There was a time when the San Lorenzo teemed with life. Travelers came to Santa Cruz from all around to vacation and fish along the river.
This past June, Timerie Gordon and Charlie Prograce of Nielsen Studios Architecture and Design paid tribute to that chapter of Santa Cruz’s history by installing six fishing poles on the edge of the Water Street Bridge. That installation, Fishing Rods, was one of 10 pieces that various local artists installed along the San Lorenzo for the Ebb & Flow River Arts Project.
“[Fishing Rods] was sort of a conversation piece and a statement about what the river was at one point and what it is now,” notes Gordon, an industrial designer by education.
Once they’d come up with the vision of Fishing Rods, Gordon and Prograce had to figure out a way to carry out the plan in a way that was safe and cost-effective while also keeping the display durable and tamper-proof. After finding that deep-sea fishing rods provided the scale that they needed, they added to the fishing lines steel fishing hooks, fabricated acrylic lures and buoys that they’d modified to look like bobbers.
The process of installing the fishing rods on the bridge proved to be difficult and risky. “The weight of it, and being up off the ground that high so that the passersby couldn’t just get at it—we had to delicately do that and not lose anybody over the side of the bridge while doing it,” Gordon recalls.
The artist adds that it took several people to install each fishing pole. “We had to create a long rod with a hook on the end that held the tension of the bobber so that somebody could put the pole into the holder—the same kind of steel pole holder that is attached to a boat,” she says.

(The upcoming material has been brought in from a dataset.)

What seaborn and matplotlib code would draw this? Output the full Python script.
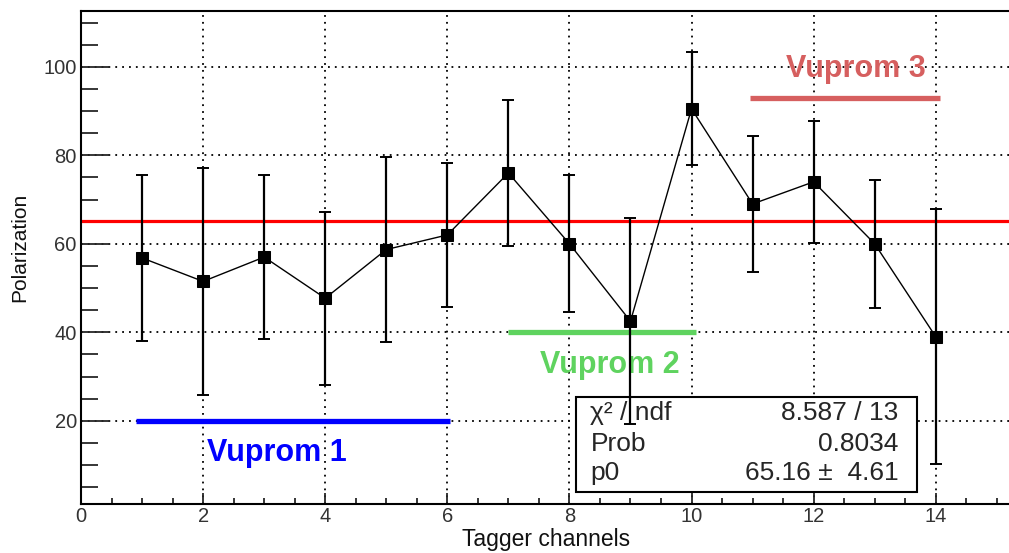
import numpy as np
import matplotlib
matplotlib.use("Agg")
import matplotlib.pyplot as plt
import seaborn as sns
from matplotlib.patches import Rectangle
from matplotlib.ticker import MultipleLocator

channels = [1, 2, 3, 4, 5, 6, 7, 8, 9, 10, 11, 12, 13, 14]
polarization = [56.8, 51.5, 57.0, 47.7, 58.7, 62.0, 76.0, 60.0, 42.5, 90.5, 69.0, 74.0, 60.0, 39.0]
pol_err = [18.8, 25.7, 18.6, 19.5, 21.0, 16.3, 16.5, 15.5, 23.3, 12.8, 15.3, 13.8, 14.5, 28.8]

fit_p0 = 65.16
stats_names = ["χ² / ndf", "Prob", "p0"]
stats_values = ["8.587 / 13", "0.8034", "65.16 ±  4.61"]

vuprom_names = ["Vuprom 1", "Vuprom 2", "Vuprom 3"]
vuprom_level = [20, 40, 93]
vuprom_start = [0.9, 7.0, 10.95]
vuprom_end = [6.05, 10.08, 14.07]
vuprom_colors = ["#0000ff", "#5fd35f", "#d65f5f"]
vuprom_text_x = [3.21, 8.66, 12.69]
vuprom_text_y = [12.8, 32.7, 99.5]

sns.set_style("white")
plt.rcParams["font.family"] = ["Liberation Sans", "DejaVu Sans"]

fig = plt.figure(figsize=(10.09, 5.53), dpi=100)
ax = fig.add_axes([0.0803, 0.0886, 0.9197, 0.8915])

# grid under everything
ax.set_axisbelow(True)
ax.grid(True, which="major", color="black", linestyle=(0, (1, 2.8)), linewidth=1.3)

# fit line
ax.axhline(fit_p0, color="#ff0000", linewidth=2.3, zorder=2)

# vuprom ranges
for name, lev, x0, x1, col, tx, ty in zip(vuprom_names, vuprom_level, vuprom_start,
                                          vuprom_end, vuprom_colors, vuprom_text_x, vuprom_text_y):
    ax.plot([x0, x1], [lev, lev], color=col, linewidth=3.8, solid_capstyle="butt", zorder=2)
    ax.text(tx, ty, name, color=col, fontsize=22, fontweight="bold",
            ha="center", va="center", zorder=2)

# stats box
box = Rectangle((0.533, 0.024), 0.368, 0.193, transform=ax.transAxes,
                facecolor="white", edgecolor="black", linewidth=1.5, zorder=2.5)
ax.add_patch(box)
row_y = [0.184, 0.122, 0.062]
for name, val, yy in zip(stats_names, stats_values, row_y):
    ax.text(0.549, yy, name, transform=ax.transAxes, fontsize=19,
            ha="left", va="center", zorder=5)
    ax.text(0.881, yy, val, transform=ax.transAxes, fontsize=19,
            ha="right", va="center", zorder=5)

# data
ax.errorbar(channels, polarization, yerr=pol_err, fmt="none", ecolor="black",
            elinewidth=1.6, capsize=4, capthick=1.4, zorder=3)
sns.lineplot(x=channels, y=polarization, ax=ax, color="black", linewidth=1.0,
             marker="s", markersize=8, markeredgecolor="black", zorder=4)

ax.set_xlim(0, 15.2)
ax.set_ylim(1.2, 112.6)
ax.xaxis.set_major_locator(MultipleLocator(2))
ax.xaxis.set_minor_locator(MultipleLocator(0.5))
ax.yaxis.set_major_locator(MultipleLocator(20))
ax.yaxis.set_minor_locator(MultipleLocator(5))
ax.set_yticks([20, 40, 60, 80, 100])

ax.tick_params(axis="x", which="major", direction="in", length=8, width=1.3,
               labelsize=14.5, labelcolor="#333333", pad=2, bottom=True)
ax.tick_params(axis="x", which="minor", direction="in", length=4.5, width=1.3, bottom=True)
ax.tick_params(axis="y", which="major", direction="in", length=21, width=1.3,
               labelsize=14.5, labelcolor="#333333", pad=3, left=True)
ax.tick_params(axis="y", which="minor", direction="in", length=12, width=1.3, left=True)

for side in ["left", "bottom", "top"]:
    ax.spines[side].set_visible(True)
    ax.spines[side].set_color("black")
    ax.spines[side].set_linewidth(1.5)
ax.spines["right"].set_visible(False)

ax.set_xlabel("Tagger channels", fontsize=16.5, color="#111111", labelpad=0)
ax.xaxis.set_label_coords(0.501, -0.049)
ax.set_ylabel("Polarization", fontsize=15, color="#111111")
ax.yaxis.set_label_coords(-0.056, 0.52)

fig.savefig("out.png", dpi=100)
plt.close()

Gordon is the wife of Nielsen Studios’ principal architect, Christian Nielsen, who also serves on the City of Santa Cruz Planning Commission. As business partners, Gordon and Nielsen have done architecture and design work for local establishments like the Seaside Company, Santa Cruz Beach Boardwalk, Penny Ice Creamery and L’Atelier Day Salon and Day Spa.
Nielsen and Gordon both attended Rhode Island School of Design, which is situated by the Providence River. At that time, efforts were being made to unearth and revitalize the river. “At one point, the city had paved over the river that runs through the city,” Gordon explains. “Just like our city, they basically designed their city to turn their back on it or not acknowledge it. Now it’s a thriving epicenter for lots of events and really exciting things.”
Gordon, who served on the City of Santa Cruz Arts Commission for several years, sees Providence as one of many regions that could serve as an example for Santa Cruz to follow. “We just happened to be personally attached to the story of Providence, but San Antonio’s had that experience; there’s Chicago, Portland… there’s a whole host of examples where only good comes from engaging and incorporating these natural resources into your urban fabric,” she offers.